9. The processing method according to claim 8, wherein

the estimated content is presented as a label.

10. The processing method according to claim 8, wherein

the computer corrects a value of a parameter of the estimation model, based on a stochastic gradient descent method.

11. The processing method according to claim 8, wherein

the computer iteratively executes the generating a plurality of sample images; the estimating a content for each of the sample images, the estimating the relative positional relationship of a plurality of the sample images, and the correcting the value of the parameter of the estimation model, until the estimation result of the relative positional relationship satisfies an end condition.

12. The processing method according to claim 8, wherein

the first lens is a fish-eye lens, and the second lens is a lens differing from a fish-eye lens.

13. The processing method according to claim 12, wherein

the computer extracts, as the sample image, a partial region in a panoramic image for learning resulting from plane development of the first image for learning generated by capture using a fish-eye lens.

14. A non-transitory storage medium storing a program that causes a computer to:

generate, from a first image generated by capture using a first lens, a plurality of sample images being each associated with a partial region of the first image;

estimate a content for each of the sample images by using an estimation model, the estimation model being generated by training a second image generated by capture using a second lens differing in characteristic from the first lens and a label indicating a content of the second image;

estimate, based on the estimated content for each of the sample images, a relative positional relationship of a plurality of the sample images in the first image for learning; and

correct a value of a parameter of the estimation model in response to the relative positional relationship being incorrect.

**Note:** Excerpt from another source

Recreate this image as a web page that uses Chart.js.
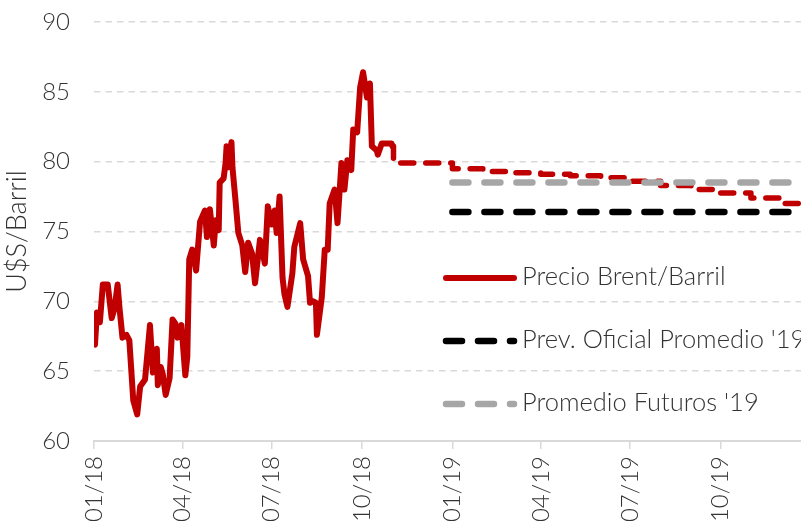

15. The non-transitory storage medium according to claim 14, wherein

the estimated content is presented as a label.

16. The non-transitory storage medium according to claim 14, wherein

the program that causes the computer to execute the one or more instructions to correct a value of a parameter of the estimation model, based on a stochastic gradient descent method.

17. The non-transitory storage medium according to claim 14, wherein

the program that causes the computer to execute the one or more instructions to iteratively execute the generating a plurality of sample images; the estimating a content for each of the sample images, the estimating the relative positional relationship of a plurality of the sample images, and the correcting the value of the parameter of the estimation model, until the estimation result of the relative positional relationship satisfies an end condition.

18. The non-transitory storage medium according to claim 14, wherein

the first lens is a fish-eye lens, and the second lens is a lens differing from a fish-eye lens.

19. The non-transitory storage medium according to claim 18, wherein

the program that causes the computer to execute the one or more instructions to extract, as the sample image, a partial region in a panoramic image for learning resulting from plane development of the first image for learning generated by capture using a fish-eye lens.